You guys, writer’s block is a real thing. To be honest, I always kinda scoffed at people who complained about the dreaded block because I really believed that if you sat your ass down in the chair and forced yourself to put words on paper, it would happen.

And then I got The Block.

At this point, Shrilugh is dead in the water. It’s sitting in the middle of a yuuuuuuuge ocean and no breeze or current seems to be available to drag it out. I fought it for several months, then decided to take a hiatus from writing altogether to chill with the Took for a year, and I have been chewing and gnawing and shaping and molding the story in my brain all this time and…

I’m getting nowhere.

Ever since publishing in 2012 I’ve been pushing so hard–to learn the business AND get better at marketing AND write better than when I started AND write faster than a snail (which is my natural pace, and the enemy of any indie-pub author. Well, that and book pirating. Fuck you, book pirating). But I think that all the pushing has led to a nasty little thing called burn-out. And burn-out has produced the fruit of writer’s block.
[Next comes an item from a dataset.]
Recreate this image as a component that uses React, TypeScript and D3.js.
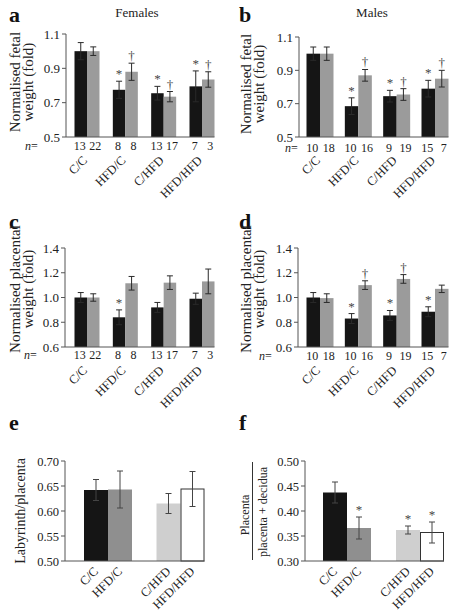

Nom-nom-nom. Eat it up, writer-girl.

I am not hanging up my hat–I’m a story-teller at heart–but I think it will be good for me to shift gears for awhile. Shrilugh’s conclusion is going to have to wait. I think letting go of the story for a while will be good for me–and ultimately, it. Hopefully, as I open up my hand and let go of the dream that was Shrilugh, the words will begin to come back to me. Words that will open doors to new worlds and fresh stories.

And then maybe, one day, those words will take me back to the place where the leaves glow at night and a girl discovers she is more than she was led to believe.

Thanks for sticking with me through so many cliffhangers and so much silence.